By Kate Pierson
It has become a ‘must experience’ getaway and a regular fixture in wishful daydreams when winter’s icy personality takes front and centre on the seasonal stage.
And while it may have acquired some commercial elements as its popularity with consumers has grown in leaps and bounds, it has still retained its idyllic identity without the pretentious nature of other tropical retreats.
Visit this haven and you’ll be greeted with ‘Ni Sa Bula’ and farewelled with ‘Ni Sa Moce,’ after the restorative properties of its climate and culture have worked their magic. Yes, Fiji; the destination long considered a remedy for the winter blues epitomises the true concept of a holiday.
But as well as being an ultimate escape, Fiji is now also recognised as somewhat of an educational classroom. Hosting countless groups of inquisitive, knowledge thirsty, experience hungry students from New Zealand every year, Fiji has become an epicentre of learning.
The relationship between Fiji and the New Zealand education sector has been fostered by the pioneers of Edventuretours – the result of Chris and Robyn Hamilton’s vision and ambition. As travel gurus, the Hamiltons acquired valuable skills and knowledge on their own adventures that they have channelled into the Edventuretours enterprise, which has a strong focus on sustainable tourism.
The Hamiltons offer two main fields of travel for niche markets; school groups and group travel. The Edventuretours school group trips are predicated on itineraries and schedules that align with a school’s curriculum, allowing students and teachers to satisfy their intellectual curiosity and exercise their initiative and skills.
Student tours to Fiji began with support from Tourism Fiji, whose New Zealand regional office in conjunction with Edventuretours, has helped subsidise annual Fiji familiarisation trips for parties of six to 10. Underway for more than 10 years, these trips have included principals, heads of departments and teachers representing schools in Auckland, Christchurch, Dunedin, Northland and Tauranga.
The mission was to explore Fiji and evaluate its suitability as a prospective destination for hosting sport, social and educational programmes in 2010. The numbers spoke for themselves when four out of the six teachers who went on the original exploratory expedition, signed up for a series of Fiji-based tours.
These schools included Hamilton Boys High School, who, with the support of music teacher Adrian Botting, sent a 35 strong group of aspiring musos to Fiji in July 2010.
“Awesome Adventures – an experienced adventure operator, took Adrian’s Hamilton Boys’ High group up to the Yasawas, which is about four hours north of Nadi the mainland.
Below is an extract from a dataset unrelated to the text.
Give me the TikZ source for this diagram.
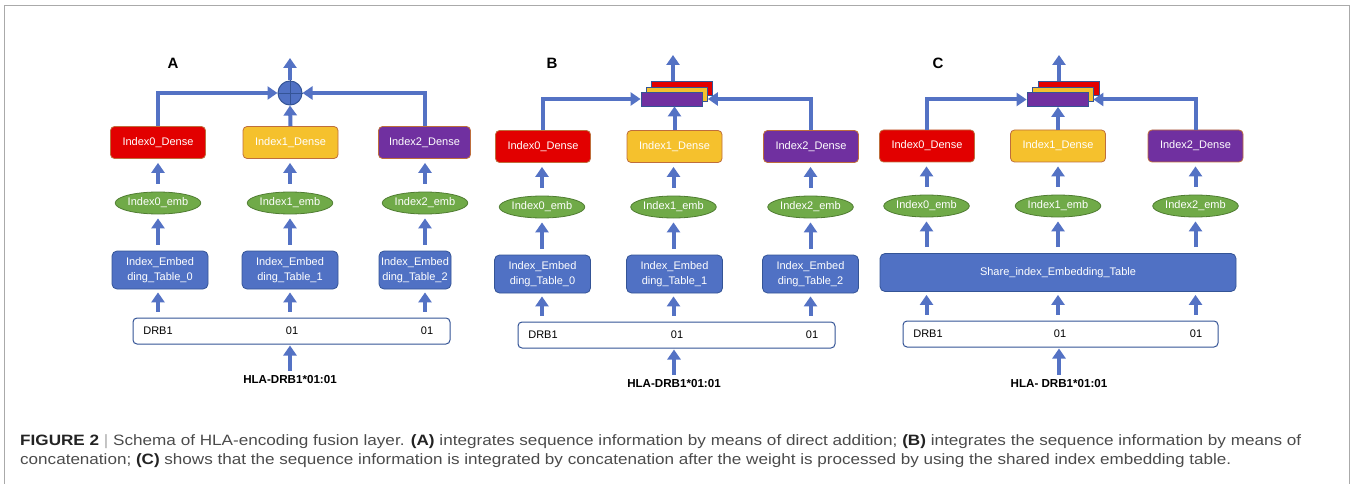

Here they had the opportunity to stay in the villages and visit the schools,” Robyn Hamilton explains.
Prior to his school’s departure, Adrian Botting discussed the impending eight day tour which had been tailored for the school’s music curriculum.
“It’s a chance for our students to experience the culture of another country. On this trip we will be taking our students to the top of the Yasawas and they will have the opportunity to play for schools, both primary and secondary, as well as resorts, which gives them the chance to play in a professional setting.
“They will also be able to learn more about themselves and each other and about working as part of this big music machine,” Botting explains.
“This trip also aligns with NCEA standards so students can be assessed on both their solo and group performance for NCEA level 1, 2 and 3.”
Of the cultural aspect of the trip, Botting adds, “The other part of the trip involves the schools we visit playing for us and we learn from them in this way. On previous trips, our boys were actually gobsmacked that many of the students who live in poverty have such a good outlook on life.
“We want our school groups to go with the flow and we ask that they don’t stop the daily proceedings of the schools or communities they are visiting, but instead become a part of it,” Robyn Hamilton says.
“We will take groups to good Nadi hotels and then to the slums,” she adds. “When we visit these poorer areas, the kids will take gifts with them for the people who live in these areas – things like school books and sport gear.
“When our groups return from these types of experiences, they have really matured because they have seen how other people live and they are stepping outside what they already know.”
To ensure all precautions are taken, preliminary Risk Analysis and Management Systems Reports (RAMS) are conducted by Edventuretours and the participating school and specific contingencies are put in place to ensure all bases are covered.